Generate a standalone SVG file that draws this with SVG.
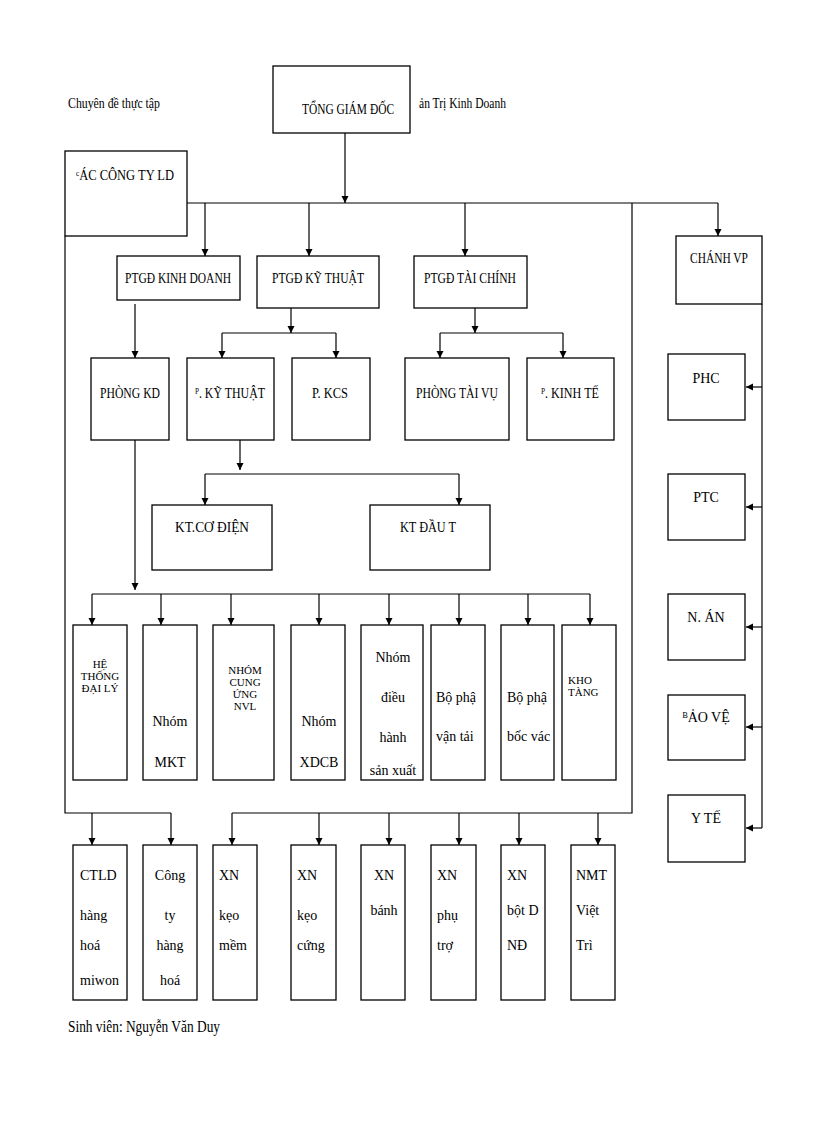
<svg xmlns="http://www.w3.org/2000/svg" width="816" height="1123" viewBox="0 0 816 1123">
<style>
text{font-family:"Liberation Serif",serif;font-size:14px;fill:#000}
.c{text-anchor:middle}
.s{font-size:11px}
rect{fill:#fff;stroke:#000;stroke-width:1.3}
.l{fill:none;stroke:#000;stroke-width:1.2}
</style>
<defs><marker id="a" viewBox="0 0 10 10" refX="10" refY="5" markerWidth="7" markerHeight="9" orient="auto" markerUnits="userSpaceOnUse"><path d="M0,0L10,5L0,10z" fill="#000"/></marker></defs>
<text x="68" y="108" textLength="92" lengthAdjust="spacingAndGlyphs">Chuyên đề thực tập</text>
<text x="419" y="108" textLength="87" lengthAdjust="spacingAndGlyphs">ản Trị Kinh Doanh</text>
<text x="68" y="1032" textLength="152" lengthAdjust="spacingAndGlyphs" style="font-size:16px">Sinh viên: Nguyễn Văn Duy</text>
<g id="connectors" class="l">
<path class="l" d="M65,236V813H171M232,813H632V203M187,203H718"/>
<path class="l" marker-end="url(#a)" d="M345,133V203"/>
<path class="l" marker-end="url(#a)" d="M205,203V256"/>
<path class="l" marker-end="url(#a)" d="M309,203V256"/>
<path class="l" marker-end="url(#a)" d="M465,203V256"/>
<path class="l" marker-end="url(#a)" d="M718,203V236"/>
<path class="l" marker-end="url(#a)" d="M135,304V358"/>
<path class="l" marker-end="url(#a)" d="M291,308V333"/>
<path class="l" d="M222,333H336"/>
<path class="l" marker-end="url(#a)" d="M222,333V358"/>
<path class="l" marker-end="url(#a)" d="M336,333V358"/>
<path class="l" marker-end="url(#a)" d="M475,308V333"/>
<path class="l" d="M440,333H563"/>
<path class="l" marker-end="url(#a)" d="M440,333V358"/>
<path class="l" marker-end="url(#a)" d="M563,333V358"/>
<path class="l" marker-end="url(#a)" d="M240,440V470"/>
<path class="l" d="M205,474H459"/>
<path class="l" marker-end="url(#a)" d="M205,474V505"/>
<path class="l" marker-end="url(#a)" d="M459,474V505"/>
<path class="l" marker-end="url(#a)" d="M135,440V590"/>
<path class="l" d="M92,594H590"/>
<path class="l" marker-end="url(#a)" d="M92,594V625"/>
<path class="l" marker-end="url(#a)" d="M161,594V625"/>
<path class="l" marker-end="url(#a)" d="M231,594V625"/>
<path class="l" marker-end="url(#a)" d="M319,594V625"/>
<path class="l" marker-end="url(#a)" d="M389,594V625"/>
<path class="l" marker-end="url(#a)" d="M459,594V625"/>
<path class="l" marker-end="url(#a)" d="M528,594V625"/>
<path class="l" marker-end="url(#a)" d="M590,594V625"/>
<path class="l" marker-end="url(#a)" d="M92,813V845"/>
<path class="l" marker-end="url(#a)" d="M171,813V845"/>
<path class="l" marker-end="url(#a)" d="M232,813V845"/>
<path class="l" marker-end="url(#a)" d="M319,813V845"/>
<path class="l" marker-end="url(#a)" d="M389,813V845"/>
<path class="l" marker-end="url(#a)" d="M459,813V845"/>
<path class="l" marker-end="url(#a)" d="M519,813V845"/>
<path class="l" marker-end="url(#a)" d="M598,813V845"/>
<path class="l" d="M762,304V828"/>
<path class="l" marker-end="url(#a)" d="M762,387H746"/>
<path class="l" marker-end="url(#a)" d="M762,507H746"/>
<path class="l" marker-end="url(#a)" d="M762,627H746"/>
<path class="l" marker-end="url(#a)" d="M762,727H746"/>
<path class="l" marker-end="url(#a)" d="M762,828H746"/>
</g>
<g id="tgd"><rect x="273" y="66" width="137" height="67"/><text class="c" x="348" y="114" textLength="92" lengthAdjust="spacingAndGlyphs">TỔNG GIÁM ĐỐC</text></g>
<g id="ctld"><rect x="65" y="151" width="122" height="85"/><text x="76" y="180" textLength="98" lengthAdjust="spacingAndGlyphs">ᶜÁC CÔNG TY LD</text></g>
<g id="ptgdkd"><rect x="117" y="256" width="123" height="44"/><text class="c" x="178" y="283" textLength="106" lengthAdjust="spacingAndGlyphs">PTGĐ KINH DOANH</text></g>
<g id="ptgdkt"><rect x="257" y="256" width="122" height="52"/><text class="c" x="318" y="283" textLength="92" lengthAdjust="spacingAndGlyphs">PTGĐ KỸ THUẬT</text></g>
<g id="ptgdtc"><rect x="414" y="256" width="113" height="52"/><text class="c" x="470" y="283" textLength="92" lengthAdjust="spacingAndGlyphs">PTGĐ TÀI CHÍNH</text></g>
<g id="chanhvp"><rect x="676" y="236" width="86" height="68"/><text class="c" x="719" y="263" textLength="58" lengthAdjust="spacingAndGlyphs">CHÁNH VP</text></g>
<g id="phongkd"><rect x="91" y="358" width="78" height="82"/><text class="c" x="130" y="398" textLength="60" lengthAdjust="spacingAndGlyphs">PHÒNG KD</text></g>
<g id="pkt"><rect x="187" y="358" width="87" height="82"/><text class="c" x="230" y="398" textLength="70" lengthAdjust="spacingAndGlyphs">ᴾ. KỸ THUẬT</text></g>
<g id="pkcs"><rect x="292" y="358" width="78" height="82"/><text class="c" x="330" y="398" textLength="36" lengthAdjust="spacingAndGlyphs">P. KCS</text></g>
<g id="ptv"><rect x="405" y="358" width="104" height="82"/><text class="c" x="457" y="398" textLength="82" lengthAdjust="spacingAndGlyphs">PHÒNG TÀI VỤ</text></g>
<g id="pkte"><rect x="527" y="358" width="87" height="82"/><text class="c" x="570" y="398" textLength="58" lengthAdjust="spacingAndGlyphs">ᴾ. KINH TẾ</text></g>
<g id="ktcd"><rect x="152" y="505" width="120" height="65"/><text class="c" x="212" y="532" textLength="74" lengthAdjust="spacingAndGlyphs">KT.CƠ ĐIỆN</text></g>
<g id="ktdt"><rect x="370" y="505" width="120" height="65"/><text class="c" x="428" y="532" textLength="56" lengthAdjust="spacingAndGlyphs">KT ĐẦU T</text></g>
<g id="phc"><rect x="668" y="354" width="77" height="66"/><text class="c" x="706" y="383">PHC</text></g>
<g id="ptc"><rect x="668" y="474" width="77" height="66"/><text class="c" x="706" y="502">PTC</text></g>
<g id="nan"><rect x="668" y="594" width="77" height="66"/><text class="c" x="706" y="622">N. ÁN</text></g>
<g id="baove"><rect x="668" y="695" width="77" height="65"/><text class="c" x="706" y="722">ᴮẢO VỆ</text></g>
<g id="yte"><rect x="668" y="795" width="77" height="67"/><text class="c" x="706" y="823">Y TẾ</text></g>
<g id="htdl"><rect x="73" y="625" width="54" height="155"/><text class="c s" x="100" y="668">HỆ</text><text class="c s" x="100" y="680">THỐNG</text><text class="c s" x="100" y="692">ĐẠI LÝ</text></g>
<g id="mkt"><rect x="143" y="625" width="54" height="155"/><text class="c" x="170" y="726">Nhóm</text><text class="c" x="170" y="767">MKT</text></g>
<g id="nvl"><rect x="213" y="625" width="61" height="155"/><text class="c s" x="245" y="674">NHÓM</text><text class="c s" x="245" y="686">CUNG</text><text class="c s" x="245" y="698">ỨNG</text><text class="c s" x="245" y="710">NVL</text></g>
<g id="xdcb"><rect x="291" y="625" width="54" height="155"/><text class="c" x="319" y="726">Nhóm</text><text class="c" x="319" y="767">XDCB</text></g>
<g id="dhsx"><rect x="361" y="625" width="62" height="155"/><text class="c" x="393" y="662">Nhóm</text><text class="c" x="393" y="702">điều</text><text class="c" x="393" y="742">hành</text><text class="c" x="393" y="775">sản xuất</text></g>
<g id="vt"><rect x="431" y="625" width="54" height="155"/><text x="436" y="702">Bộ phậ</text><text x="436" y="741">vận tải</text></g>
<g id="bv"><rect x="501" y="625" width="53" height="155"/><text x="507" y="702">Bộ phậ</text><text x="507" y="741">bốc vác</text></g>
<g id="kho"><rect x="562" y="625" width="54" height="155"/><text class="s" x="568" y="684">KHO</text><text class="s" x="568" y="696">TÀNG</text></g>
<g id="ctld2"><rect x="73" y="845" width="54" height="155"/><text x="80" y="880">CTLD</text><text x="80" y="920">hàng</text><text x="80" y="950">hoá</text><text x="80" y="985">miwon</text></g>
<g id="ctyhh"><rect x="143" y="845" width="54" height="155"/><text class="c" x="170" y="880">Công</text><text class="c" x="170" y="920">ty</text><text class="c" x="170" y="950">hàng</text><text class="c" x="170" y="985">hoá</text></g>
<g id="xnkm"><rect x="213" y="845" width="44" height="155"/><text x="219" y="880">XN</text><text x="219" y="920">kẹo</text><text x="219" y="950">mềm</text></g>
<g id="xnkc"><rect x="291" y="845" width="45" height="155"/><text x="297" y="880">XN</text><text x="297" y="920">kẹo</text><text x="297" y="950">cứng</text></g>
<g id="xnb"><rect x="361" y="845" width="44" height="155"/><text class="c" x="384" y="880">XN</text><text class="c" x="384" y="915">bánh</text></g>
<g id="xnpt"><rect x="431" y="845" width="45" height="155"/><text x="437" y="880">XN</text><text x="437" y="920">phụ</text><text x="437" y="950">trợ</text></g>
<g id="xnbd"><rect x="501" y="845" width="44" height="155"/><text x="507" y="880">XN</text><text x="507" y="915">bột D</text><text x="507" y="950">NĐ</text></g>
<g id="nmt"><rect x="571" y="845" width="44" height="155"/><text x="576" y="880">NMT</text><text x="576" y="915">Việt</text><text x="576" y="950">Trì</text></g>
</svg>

--

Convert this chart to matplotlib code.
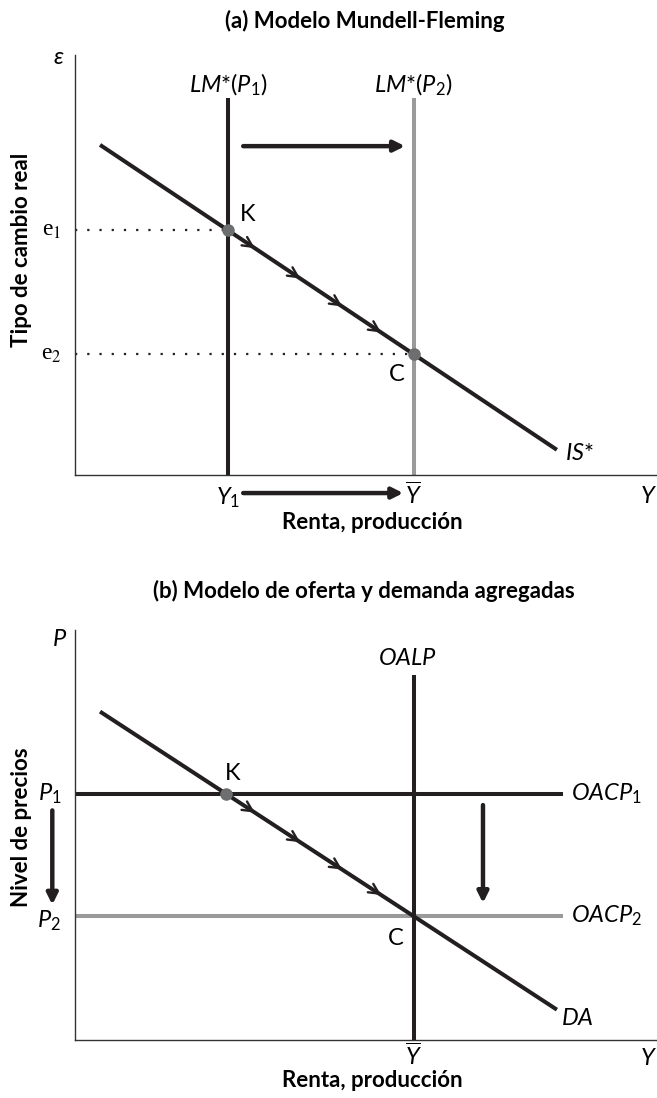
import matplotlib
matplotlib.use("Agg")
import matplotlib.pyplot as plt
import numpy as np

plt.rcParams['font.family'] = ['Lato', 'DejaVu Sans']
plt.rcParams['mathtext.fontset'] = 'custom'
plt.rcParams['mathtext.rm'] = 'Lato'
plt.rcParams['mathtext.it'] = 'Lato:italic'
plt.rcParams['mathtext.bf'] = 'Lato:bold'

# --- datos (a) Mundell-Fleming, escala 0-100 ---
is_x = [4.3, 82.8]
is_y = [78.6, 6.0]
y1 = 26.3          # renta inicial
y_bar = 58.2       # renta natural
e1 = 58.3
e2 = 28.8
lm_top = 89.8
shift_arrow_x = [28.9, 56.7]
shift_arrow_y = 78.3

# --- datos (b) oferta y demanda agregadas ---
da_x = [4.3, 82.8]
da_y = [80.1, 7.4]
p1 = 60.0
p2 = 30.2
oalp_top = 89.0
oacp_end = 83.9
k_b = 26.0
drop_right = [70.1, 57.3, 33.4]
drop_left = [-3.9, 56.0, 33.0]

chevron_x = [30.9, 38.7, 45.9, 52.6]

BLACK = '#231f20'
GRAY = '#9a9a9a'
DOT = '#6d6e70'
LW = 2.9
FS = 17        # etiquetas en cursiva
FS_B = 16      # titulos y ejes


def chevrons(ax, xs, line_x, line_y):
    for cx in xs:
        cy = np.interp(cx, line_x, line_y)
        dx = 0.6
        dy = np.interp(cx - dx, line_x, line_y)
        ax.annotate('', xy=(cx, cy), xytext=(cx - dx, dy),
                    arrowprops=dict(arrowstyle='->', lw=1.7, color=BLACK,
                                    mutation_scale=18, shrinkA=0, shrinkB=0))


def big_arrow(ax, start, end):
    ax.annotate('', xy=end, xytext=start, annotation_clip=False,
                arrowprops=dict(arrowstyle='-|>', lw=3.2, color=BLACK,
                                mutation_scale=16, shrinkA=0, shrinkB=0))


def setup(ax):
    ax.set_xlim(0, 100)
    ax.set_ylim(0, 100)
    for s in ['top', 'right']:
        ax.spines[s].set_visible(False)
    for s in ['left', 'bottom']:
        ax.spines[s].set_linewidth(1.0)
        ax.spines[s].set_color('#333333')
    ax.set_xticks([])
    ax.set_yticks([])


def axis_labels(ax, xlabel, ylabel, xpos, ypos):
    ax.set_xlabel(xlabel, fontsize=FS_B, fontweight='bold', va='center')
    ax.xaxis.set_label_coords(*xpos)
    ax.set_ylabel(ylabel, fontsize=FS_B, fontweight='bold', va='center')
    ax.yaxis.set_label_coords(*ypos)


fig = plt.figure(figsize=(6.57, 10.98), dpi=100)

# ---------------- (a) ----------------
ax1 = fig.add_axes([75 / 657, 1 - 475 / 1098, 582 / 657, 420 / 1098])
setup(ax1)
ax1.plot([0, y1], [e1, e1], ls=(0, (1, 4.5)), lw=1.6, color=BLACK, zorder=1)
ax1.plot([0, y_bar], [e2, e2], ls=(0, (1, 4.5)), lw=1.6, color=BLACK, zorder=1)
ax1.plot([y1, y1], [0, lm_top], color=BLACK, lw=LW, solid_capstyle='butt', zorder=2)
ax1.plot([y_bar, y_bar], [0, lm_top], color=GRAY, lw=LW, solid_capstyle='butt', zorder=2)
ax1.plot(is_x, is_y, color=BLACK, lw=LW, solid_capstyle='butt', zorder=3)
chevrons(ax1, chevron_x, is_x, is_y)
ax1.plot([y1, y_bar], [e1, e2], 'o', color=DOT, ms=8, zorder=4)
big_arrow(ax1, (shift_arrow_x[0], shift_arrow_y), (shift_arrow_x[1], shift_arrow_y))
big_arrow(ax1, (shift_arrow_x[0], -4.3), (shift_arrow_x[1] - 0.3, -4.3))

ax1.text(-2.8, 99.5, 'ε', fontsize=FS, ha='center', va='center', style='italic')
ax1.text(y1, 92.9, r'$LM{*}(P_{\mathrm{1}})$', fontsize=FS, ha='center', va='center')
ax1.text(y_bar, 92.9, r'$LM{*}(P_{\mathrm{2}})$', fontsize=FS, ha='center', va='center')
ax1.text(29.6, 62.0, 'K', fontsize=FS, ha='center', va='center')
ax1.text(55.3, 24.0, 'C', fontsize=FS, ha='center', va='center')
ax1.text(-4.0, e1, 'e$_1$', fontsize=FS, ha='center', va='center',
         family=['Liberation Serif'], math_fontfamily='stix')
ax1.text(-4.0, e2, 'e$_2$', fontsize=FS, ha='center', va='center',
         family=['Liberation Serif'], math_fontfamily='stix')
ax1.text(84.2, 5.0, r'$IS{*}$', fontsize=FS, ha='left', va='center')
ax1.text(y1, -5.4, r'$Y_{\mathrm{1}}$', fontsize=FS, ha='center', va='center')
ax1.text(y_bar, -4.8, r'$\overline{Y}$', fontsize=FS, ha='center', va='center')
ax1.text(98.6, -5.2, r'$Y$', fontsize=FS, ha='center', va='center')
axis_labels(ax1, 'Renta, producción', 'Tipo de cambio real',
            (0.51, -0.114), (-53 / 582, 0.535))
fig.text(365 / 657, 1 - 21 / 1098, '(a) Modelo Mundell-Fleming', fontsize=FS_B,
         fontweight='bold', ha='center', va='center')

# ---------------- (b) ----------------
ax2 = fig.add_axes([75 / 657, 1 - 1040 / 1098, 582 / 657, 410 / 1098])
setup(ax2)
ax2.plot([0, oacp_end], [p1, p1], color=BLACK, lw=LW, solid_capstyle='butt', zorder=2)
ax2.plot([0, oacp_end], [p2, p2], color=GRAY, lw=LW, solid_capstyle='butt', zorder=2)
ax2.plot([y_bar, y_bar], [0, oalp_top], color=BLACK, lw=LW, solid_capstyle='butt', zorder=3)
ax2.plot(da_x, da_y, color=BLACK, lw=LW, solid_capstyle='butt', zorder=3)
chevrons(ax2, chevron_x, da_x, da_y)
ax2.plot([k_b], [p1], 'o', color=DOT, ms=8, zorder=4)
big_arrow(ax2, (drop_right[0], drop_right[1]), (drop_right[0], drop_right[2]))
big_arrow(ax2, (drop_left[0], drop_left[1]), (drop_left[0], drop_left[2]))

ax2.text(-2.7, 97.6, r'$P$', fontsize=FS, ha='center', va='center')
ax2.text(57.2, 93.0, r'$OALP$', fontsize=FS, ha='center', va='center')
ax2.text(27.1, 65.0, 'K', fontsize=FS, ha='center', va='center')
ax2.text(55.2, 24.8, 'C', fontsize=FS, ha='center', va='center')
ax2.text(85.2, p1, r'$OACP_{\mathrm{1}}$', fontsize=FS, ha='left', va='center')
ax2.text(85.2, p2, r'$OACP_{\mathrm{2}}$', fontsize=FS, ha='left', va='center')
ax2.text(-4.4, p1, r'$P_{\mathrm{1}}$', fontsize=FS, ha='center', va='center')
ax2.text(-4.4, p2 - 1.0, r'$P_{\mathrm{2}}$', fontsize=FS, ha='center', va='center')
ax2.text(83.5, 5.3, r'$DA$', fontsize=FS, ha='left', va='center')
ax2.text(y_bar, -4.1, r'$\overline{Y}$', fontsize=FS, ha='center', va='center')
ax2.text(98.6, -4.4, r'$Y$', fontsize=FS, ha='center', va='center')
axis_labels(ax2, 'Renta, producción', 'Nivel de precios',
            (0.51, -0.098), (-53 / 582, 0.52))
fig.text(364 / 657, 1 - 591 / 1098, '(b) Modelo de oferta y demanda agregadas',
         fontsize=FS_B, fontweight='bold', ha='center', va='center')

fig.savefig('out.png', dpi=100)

--

Where does the word "matplotlib" appear? Return each line that holds it.

Convert this chart to matplotlib code.
import matplotlib
matplotlib.use("Agg")
import matplotlib.pyplot as plt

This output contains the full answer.